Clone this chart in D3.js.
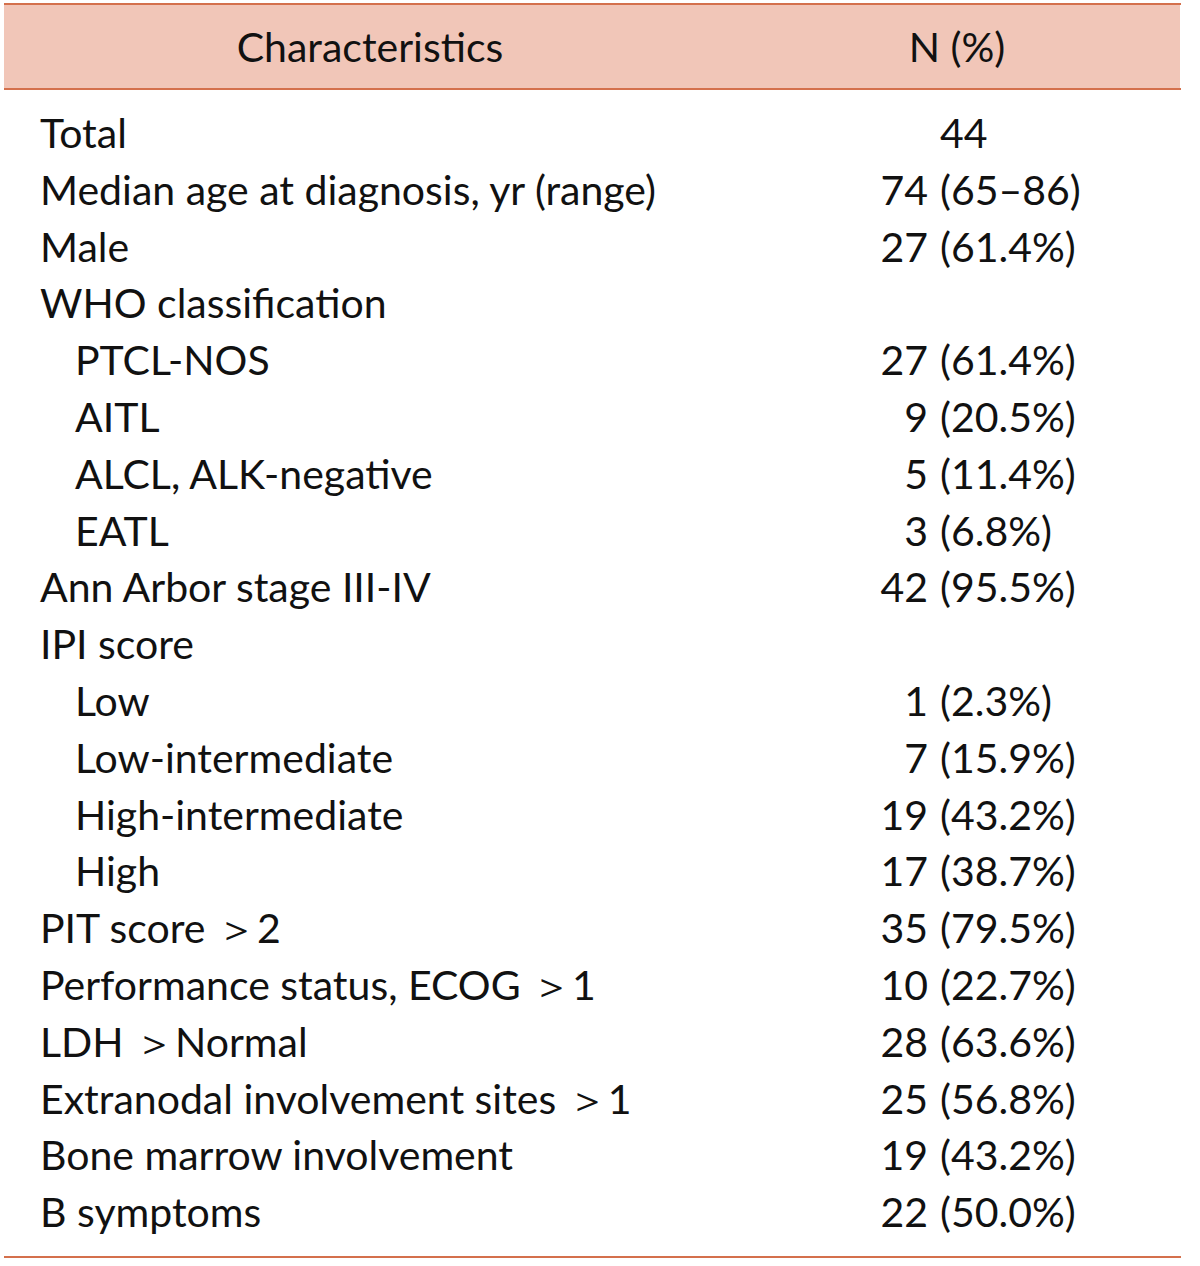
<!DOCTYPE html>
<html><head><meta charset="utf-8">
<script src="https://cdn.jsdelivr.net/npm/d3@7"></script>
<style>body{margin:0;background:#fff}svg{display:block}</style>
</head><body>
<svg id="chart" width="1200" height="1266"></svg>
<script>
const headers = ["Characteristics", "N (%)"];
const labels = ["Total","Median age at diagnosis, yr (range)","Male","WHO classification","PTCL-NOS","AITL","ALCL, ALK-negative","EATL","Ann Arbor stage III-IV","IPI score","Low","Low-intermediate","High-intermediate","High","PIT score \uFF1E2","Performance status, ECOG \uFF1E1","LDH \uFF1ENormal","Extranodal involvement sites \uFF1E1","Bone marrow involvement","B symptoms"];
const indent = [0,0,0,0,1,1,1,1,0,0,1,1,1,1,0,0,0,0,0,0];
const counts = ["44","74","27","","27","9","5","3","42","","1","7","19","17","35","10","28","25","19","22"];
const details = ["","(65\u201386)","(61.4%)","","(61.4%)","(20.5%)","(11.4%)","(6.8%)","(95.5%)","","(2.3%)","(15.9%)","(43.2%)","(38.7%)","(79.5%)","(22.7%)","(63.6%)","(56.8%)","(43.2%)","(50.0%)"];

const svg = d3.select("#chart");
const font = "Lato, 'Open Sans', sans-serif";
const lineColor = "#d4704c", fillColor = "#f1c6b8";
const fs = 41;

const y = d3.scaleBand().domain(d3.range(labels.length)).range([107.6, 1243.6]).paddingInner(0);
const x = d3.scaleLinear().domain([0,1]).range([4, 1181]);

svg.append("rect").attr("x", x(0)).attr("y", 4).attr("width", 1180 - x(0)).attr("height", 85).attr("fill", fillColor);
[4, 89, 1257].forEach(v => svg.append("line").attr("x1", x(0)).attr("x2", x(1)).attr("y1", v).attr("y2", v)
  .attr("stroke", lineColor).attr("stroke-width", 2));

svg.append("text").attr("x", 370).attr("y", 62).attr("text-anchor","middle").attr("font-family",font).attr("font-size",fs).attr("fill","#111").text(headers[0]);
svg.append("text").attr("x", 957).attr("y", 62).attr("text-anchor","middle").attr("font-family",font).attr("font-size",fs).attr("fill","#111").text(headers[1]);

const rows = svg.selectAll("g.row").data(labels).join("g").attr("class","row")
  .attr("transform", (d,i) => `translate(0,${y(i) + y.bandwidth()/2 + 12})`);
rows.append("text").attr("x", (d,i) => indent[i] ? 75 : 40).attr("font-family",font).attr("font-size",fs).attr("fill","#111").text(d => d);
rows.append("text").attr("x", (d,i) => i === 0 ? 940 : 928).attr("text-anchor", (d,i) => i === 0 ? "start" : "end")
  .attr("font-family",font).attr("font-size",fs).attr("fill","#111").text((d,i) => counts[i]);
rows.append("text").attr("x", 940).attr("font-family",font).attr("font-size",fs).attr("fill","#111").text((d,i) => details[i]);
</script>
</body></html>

■ Request
Take each line containing the string "chart" and copy it out.

■ Completed task
Clone this chart in D3.js.
<svg id="chart" width="1200" height="1266"></svg>
const svg = d3.select("#chart");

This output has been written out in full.